Records from a data collection
⟨
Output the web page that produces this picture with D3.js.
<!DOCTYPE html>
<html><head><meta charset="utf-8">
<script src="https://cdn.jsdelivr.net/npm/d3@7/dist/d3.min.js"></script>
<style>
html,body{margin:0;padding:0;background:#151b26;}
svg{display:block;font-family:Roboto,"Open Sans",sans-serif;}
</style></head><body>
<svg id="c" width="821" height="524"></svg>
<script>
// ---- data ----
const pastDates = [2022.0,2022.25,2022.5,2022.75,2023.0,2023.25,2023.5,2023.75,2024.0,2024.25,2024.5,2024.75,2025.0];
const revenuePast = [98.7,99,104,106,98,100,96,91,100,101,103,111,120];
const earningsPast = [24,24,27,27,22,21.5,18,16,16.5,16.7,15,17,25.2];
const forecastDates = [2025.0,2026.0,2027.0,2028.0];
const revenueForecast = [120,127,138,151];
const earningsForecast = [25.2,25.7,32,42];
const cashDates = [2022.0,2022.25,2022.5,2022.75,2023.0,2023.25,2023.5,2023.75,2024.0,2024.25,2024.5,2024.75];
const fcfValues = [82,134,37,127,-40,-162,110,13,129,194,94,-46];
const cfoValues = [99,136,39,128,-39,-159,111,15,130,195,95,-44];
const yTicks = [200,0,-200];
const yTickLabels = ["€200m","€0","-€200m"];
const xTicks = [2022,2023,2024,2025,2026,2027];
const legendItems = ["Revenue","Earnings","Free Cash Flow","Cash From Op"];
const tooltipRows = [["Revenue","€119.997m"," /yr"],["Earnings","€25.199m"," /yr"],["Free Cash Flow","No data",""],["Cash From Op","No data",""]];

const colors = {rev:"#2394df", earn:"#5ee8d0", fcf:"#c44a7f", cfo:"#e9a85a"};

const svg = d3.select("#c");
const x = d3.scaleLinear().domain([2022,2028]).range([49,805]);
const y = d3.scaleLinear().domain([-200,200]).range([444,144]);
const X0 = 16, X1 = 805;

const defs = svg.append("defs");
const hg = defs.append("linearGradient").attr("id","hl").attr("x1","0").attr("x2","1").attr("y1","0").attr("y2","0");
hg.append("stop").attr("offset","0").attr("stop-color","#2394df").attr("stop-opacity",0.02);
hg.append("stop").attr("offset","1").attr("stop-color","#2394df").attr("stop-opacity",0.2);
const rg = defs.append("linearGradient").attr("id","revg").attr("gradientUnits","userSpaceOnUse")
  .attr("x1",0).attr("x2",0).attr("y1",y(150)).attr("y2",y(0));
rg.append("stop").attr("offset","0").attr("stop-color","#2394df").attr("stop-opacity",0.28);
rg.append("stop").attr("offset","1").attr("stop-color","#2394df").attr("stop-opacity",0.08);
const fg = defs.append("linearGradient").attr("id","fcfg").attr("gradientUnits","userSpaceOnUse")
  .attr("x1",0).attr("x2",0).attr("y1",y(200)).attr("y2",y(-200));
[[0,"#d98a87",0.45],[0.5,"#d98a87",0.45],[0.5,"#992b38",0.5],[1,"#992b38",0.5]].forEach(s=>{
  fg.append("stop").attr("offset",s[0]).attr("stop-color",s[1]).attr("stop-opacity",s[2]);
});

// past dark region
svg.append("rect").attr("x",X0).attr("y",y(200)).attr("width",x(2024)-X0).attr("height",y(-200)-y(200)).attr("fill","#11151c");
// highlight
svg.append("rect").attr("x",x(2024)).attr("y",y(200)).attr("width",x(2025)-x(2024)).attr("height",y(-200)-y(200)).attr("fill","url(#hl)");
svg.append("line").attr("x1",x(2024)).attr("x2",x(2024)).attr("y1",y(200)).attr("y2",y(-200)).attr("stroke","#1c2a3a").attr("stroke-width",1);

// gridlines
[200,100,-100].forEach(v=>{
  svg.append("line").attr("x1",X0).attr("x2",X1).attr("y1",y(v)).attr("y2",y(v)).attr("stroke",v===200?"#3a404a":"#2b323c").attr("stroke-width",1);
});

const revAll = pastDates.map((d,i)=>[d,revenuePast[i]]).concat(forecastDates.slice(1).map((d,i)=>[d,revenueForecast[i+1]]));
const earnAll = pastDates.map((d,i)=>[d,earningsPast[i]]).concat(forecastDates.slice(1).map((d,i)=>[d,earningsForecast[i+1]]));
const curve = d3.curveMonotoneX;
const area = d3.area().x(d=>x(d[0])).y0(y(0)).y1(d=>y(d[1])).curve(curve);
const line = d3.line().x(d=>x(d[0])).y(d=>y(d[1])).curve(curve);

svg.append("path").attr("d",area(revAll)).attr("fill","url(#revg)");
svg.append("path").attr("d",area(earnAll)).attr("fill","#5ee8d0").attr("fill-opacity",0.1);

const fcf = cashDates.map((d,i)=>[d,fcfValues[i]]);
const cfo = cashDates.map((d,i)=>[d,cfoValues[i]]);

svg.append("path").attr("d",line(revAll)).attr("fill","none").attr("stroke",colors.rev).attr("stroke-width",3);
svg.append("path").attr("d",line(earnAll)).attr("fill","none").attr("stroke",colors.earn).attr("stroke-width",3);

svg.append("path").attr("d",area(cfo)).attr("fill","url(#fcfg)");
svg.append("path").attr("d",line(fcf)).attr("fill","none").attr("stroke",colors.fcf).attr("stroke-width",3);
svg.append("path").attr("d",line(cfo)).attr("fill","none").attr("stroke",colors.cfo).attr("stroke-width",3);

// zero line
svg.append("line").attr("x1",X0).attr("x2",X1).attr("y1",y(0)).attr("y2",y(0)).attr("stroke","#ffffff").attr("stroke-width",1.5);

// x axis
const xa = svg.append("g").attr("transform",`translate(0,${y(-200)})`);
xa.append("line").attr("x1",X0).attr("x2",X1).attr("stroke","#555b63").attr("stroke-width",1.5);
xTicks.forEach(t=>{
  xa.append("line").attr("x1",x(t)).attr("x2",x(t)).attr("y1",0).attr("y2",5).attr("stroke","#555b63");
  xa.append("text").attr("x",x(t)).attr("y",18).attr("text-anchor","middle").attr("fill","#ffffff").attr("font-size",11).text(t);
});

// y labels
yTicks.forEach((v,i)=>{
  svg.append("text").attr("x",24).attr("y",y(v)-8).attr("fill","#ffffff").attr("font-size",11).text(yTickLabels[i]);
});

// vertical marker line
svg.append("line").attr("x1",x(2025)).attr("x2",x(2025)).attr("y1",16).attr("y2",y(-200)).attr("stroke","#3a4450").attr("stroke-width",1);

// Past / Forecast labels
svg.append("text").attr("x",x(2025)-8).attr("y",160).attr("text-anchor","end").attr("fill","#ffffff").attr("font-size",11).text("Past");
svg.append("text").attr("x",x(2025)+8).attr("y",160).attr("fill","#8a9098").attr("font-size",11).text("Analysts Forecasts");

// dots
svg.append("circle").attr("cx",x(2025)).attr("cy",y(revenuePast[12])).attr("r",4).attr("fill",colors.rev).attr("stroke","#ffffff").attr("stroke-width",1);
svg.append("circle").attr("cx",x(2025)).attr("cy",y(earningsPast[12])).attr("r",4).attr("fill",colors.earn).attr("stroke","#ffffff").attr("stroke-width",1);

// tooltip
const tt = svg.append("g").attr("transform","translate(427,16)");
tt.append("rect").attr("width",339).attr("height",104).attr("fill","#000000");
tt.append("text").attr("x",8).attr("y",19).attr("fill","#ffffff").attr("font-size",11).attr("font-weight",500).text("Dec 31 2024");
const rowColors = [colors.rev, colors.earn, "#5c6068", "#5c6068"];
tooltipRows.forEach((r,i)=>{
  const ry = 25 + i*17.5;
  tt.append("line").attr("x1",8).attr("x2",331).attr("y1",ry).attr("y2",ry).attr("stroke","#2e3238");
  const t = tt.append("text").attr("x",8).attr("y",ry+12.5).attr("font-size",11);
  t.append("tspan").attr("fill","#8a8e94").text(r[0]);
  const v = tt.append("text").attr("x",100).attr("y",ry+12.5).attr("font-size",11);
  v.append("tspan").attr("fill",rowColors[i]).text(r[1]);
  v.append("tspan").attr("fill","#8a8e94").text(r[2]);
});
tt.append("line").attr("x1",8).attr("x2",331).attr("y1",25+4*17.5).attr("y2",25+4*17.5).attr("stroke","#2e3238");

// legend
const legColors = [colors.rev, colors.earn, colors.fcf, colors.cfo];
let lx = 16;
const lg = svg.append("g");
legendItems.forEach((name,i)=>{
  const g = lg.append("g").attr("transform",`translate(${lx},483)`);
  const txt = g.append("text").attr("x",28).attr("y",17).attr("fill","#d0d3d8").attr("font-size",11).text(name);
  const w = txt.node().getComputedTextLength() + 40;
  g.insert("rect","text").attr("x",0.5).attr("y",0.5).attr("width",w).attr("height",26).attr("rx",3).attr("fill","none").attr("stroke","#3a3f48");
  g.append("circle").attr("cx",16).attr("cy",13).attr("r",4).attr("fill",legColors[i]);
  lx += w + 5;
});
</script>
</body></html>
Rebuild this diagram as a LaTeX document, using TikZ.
⟩
- **Problem statement**:
All lines from the beginning of the material above through the one with "const X0 = 16, X1 = 805;" need to be returned exactly; please return those and only those.

- **Exercise solution**:
Output the web page that produces this picture with D3.js.
<!DOCTYPE html>
<html><head><meta charset="utf-8">
<script src="https://cdn.jsdelivr.net/npm/d3@7/dist/d3.min.js"></script>
<style>
html,body{margin:0;padding:0;background:#151b26;}
svg{display:block;font-family:Roboto,"Open Sans",sans-serif;}
</style></head><body>
<svg id="c" width="821" height="524"></svg>
<script>
// ---- data ----
const pastDates = [2022.0,2022.25,2022.5,2022.75,2023.0,2023.25,2023.5,2023.75,2024.0,2024.25,2024.5,2024.75,2025.0];
const revenuePast = [98.7,99,104,106,98,100,96,91,100,101,103,111,120];
const earningsPast = [24,24,27,27,22,21.5,18,16,16.5,16.7,15,17,25.2];
const forecastDates = [2025.0,2026.0,2027.0,2028.0];
const revenueForecast = [120,127,138,151];
const earningsForecast = [25.2,25.7,32,42];
const cashDates = [2022.0,2022.25,2022.5,2022.75,2023.0,2023.25,2023.5,2023.75,2024.0,2024.25,2024.5,2024.75];
const fcfValues = [82,134,37,127,-40,-162,110,13,129,194,94,-46];
const cfoValues = [99,136,39,128,-39,-159,111,15,130,195,95,-44];
const yTicks = [200,0,-200];
const yTickLabels = ["€200m","€0","-€200m"];
const xTicks = [2022,2023,2024,2025,2026,2027];
const legendItems = ["Revenue","Earnings","Free Cash Flow","Cash From Op"];
const tooltipRows = [["Revenue","€119.997m"," /yr"],["Earnings","€25.199m"," /yr"],["Free Cash Flow","No data",""],["Cash From Op","No data",""]];

const colors = {rev:"#2394df", earn:"#5ee8d0", fcf:"#c44a7f", cfo:"#e9a85a"};

const svg = d3.select("#c");
const x = d3.scaleLinear().domain([2022,2028]).range([49,805]);
const y = d3.scaleLinear().domain([-200,200]).range([444,144]);
const X0 = 16, X1 = 805;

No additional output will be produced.